To vote or not to vote

K and I had a harrowing week. It was personal. Maybe one day I can write about it. The second day of the personal crisis, we were out shopping when we heard our first news of the parliamentary crisis. "Khatami resigned," a man came into the store and said. "Khatami, the preseident or Khatami, his brother?" the shopkeeper asked. "His brother."

That has been the extent of the public discussion.

"Are people afraid to talk about it?" I asked K. "Or do they not care?"

"They don't care," he answered.

A week before the whole parliamentary crisis began, I found myself in the middle of a boisterous and noisy discussion of Iranian politics. There were two subjects at hand: Bush: good or bad? And to vote or not to vote. "If we vote," one of the women discussing the subject told me, "then the Islamic Republic will say: "The people support us. See, they voted for us."

Since the parliamentary crisis, there have been no political discussions around us.

Internal Exile

I heard this term on the NPR program: My Name is Iran. The term refers to Iranians living in Iran who have cut all ties with their culture and country. I have not met that many of these folks because I do not travel in the internally exiled circles. But I do see the symptoms in everyone: even those people who are steeped in Iranian culture. Iranians have taken refuge in small, private circles.

If you really want to rake in money in Iran, become a Prozac distributor. I have never met so many depressed people in my life. What do you think keeps Iranians off the streets? Fear? Maybe a little. I think depression is the bigger factor. "We are all depressed," a 22-year-old friend told me. "Especially my age group. Our lives have no future. We are just depressed." The taxi driver agreed with her. "Look at me," he said, "I am a University student studying electrical engineering, but this taxi is my future. It's terrible."

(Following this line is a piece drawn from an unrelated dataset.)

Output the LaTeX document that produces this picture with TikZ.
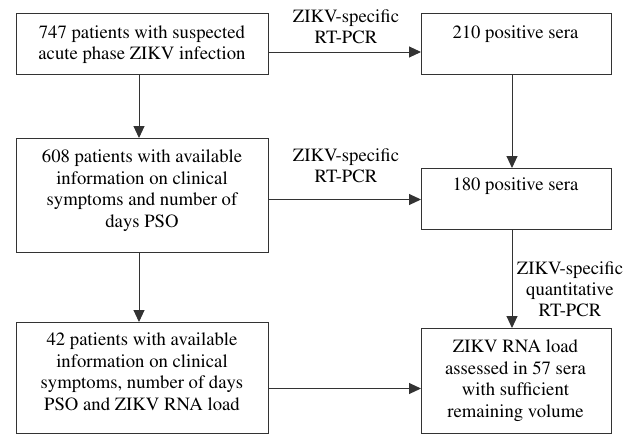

Iranians outside of Iran are arrogant (I love you guys!), smart, beautiful, etc. They think they are the best people in the world. Iranians inside Iran have the opposite opinion. They think they must be the worst people in the world. They constantly disparage themselves. "We are terrible." "A brother cannot trust his own brother." "We cannot do anything right." "Foreigners are so much better than we are." I always respond with, "I have the feeling that Iranians are only rude to each other out of frustration, not because they really want to be. I am constantly amazed by the kindness and the care I see among people here." It's good to be a foreigner in Iran.